▸ Given material

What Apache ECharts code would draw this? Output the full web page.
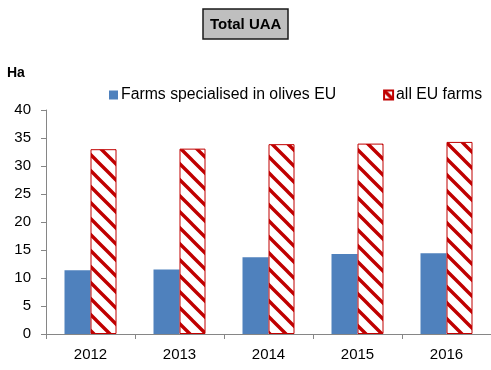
<!DOCTYPE html>
<html>
<head>
<meta charset="utf-8">
<script src="https://cdn.jsdelivr.net/npm/echarts@6/dist/echarts.min.js"></script>
<style>
  html, body { margin: 0; padding: 0; background: #ffffff; }
  #chart { width: 491px; height: 370px; }
</style>
</head>
<body>
<div id="chart"></div>
<script>
// Average utilised agricultural area per farm (ha)
var years = ['2012', '2013', '2014', '2015', '2016'];
var oliveFarms = [11.4, 11.5, 13.7, 14.3, 14.4];
var allFarms = [33.0, 33.1, 33.9, 34.0, 34.3];
var yTicks = [0, 5, 10, 15, 20, 25, 30, 35, 40];

var FONT = '"Liberation Sans", Arial, sans-serif';

// Diagonal red hatch tile ("\" direction) on white
function hatchTile() {
  var s = 16;
  var c = document.createElement('canvas');
  c.width = s; c.height = s;
  var g = c.getContext('2d');
  g.fillStyle = '#ffffff';
  g.fillRect(0, 0, s, s);
  g.strokeStyle = '#c00000';
  g.lineWidth = 3.4;
  g.lineCap = 'square';
  for (var k = -1; k <= 1; k++) {
    g.beginPath();
    g.moveTo(-2, -2 + k * s);
    g.lineTo(s + 2, s + 2 + k * s);
    g.stroke();
  }
  return c;
}

var chart = echarts.init(document.getElementById('chart'), null, { renderer: 'canvas' });

chart.setOption({
  animation: false,
  backgroundColor: '#ffffff',
  title: [
    {
      text: 'Total UAA',
      left: 203, top: 9,
      padding: [8, 7, 7, 7],
      backgroundColor: '#bfbfbf',
      borderColor: '#1a1a1a',
      borderWidth: 1.5,
      textStyle: { fontFamily: FONT, fontWeight: 'bold', fontSize: 15, color: '#000000' }
    },
    {
      text: 'Ha',
      left: 7, top: 66,
      padding: 0,
      textStyle: { fontFamily: FONT, fontWeight: 'bold', fontSize: 14, color: '#000000' }
    }
  ],
  legend: {
    top: 82,
    left: 104,
    itemGap: 47,
    itemWidth: 9,
    itemHeight: 9,
    textStyle: { fontFamily: FONT, fontSize: 15.8, color: '#000000', padding: [0, 0, 0, -2] },
    data: [
      { name: 'Farms specialised in olives EU', icon: 'rect' },
      { name: 'all EU farms', icon: 'rect' }
    ]
  },
  grid: { left: 46, width: 447, top: 110, bottom: 36, containLabel: false },
  xAxis: {
    type: 'category',
    data: years,
    axisLine: { lineStyle: { color: '#868686', width: 1 } },
    axisTick: { show: true, alignWithLabel: false, length: 5, lineStyle: { color: '#868686' } },
    axisLabel: { fontFamily: FONT, fontSize: 15, color: '#000000', margin: 13 }
  },
  yAxis: {
    type: 'value',
    min: yTicks[0],
    max: yTicks[yTicks.length - 1],
    interval: yTicks[1] - yTicks[0],
    splitLine: { show: false },
    axisLine: { show: true, lineStyle: { color: '#868686', width: 1 } },
    axisTick: { show: true, length: 5, lineStyle: { color: '#868686' } },
    axisLabel: { fontFamily: FONT, fontSize: 15, color: '#000000', margin: 15 }
  },
  series: [
    {
      name: 'Farms specialised in olives EU',
      type: 'bar',
      data: oliveFarms,
      barWidth: 26,
      barGap: '0%',
      itemStyle: { color: '#4f81bd' }
    },
    {
      name: 'all EU farms',
      type: 'bar',
      data: allFarms,
      barWidth: 26,
      barGap: '0%',
      itemStyle: {
        color: { image: hatchTile(), repeat: 'repeat' },
        borderColor: '#c00000',
        borderWidth: 1
      }
    }
  ]
});
</script>
</body>
</html>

▸ Problem
Leave the pictures out and output the rest of the listing exactly.

▸ Answer to the task
What Apache ECharts code would draw this? Output the full web page.
<!DOCTYPE html>
<html>
<head>
<meta charset="utf-8">
<script src="https://cdn.jsdelivr.net/npm/echarts@6/dist/echarts.min.js"></script>
<style>
  html, body { margin: 0; padding: 0; background: #ffffff; }
  #chart { width: 491px; height: 370px; }
</style>
</head>
<body>
<div id="chart"></div>
<script>
// Average utilised agricultural area per farm (ha)
var years = ['2012', '2013', '2014', '2015', '2016'];
var oliveFarms = [11.4, 11.5, 13.7, 14.3, 14.4];
var allFarms = [33.0, 33.1, 33.9, 34.0, 34.3];
var yTicks = [0, 5, 10, 15, 20, 25, 30, 35, 40];

var FONT = '"Liberation Sans", Arial, sans-serif';

// Diagonal red hatch tile ("\" direction) on white
function hatchTile() {
  var s = 16;
  var c = document.createElement('canvas');
  c.width = s; c.height = s;
  var g = c.getContext('2d');
  g.fillStyle = '#ffffff';
  g.fillRect(0, 0, s, s);
  g.strokeStyle = '#c00000';
  g.lineWidth = 3.4;
  g.lineCap = 'square';
  for (var k = -1; k <= 1; k++) {
    g.beginPath();
    g.moveTo(-2, -2 + k * s);
    g.lineTo(s + 2, s + 2 + k * s);
    g.stroke();
  }
  return c;
}

var chart = echarts.init(document.getElementById('chart'), null, { renderer: 'canvas' });

chart.setOption({
  animation: false,
  backgroundColor: '#ffffff',
  title: [
    {
      text: 'Total UAA',
      left: 203, top: 9,
      padding: [8, 7, 7, 7],
      backgroundColor: '#bfbfbf',
      borderColor: '#1a1a1a',
      borderWidth: 1.5,
      textStyle: { fontFamily: FONT, fontWeight: 'bold', fontSize: 15, color: '#000000' }
    },
    {
      text: 'Ha',
      left: 7, top: 66,
      padding: 0,
      textStyle: { fontFamily: FONT, fontWeight: 'bold', fontSize: 14, color: '#000000' }
    }
  ],
  legend: {
    top: 82,
    left: 104,
    itemGap: 47,
    itemWidth: 9,
    itemHeight: 9,
    textStyle: { fontFamily: FONT, fontSize: 15.8, color: '#000000', padding: [0, 0, 0, -2] },
    data: [
      { name: 'Farms specialised in olives EU', icon: 'rect' },
      { name: 'all EU farms', icon: 'rect' }
    ]
  },
  grid: { left: 46, width: 447, top: 110, bottom: 36, containLabel: false },
  xAxis: {
    type: 'category',
    data: years,
    axisLine: { lineStyle: { color: '#868686', width: 1 } },
    axisTick: { show: true, alignWithLabel: false, length: 5, lineStyle: { color: '#868686' } },
    axisLabel: { fontFamily: FONT, fontSize: 15, color: '#000000', margin: 13 }
  },
  yAxis: {
    type: 'value',
    min: yTicks[0],
    max: yTicks[yTicks.length - 1],
    interval: yTicks[1] - yTicks[0],
    splitLine: { show: false },
    axisLine: { show: true, lineStyle: { color: '#868686', width: 1 } },
    axisTick: { show: true, length: 5, lineStyle: { color: '#868686' } },
    axisLabel: { fontFamily: FONT, fontSize: 15, color: '#000000', margin: 15 }
  },
  series: [
    {
      name: 'Farms specialised in olives EU',
      type: 'bar',
      data: oliveFarms,
      barWidth: 26,
      barGap: '0%',
      itemStyle: { color: '#4f81bd' }
    },
    {
      name: 'all EU farms',
      type: 'bar',
      data: allFarms,
      barWidth: 26,
      barGap: '0%',
      itemStyle: {
        color: { image: hatchTile(), repeat: 'repeat' },
        borderColor: '#c00000',
        borderWidth: 1
      }
    }
  ]
});
</script>
</body>
</html>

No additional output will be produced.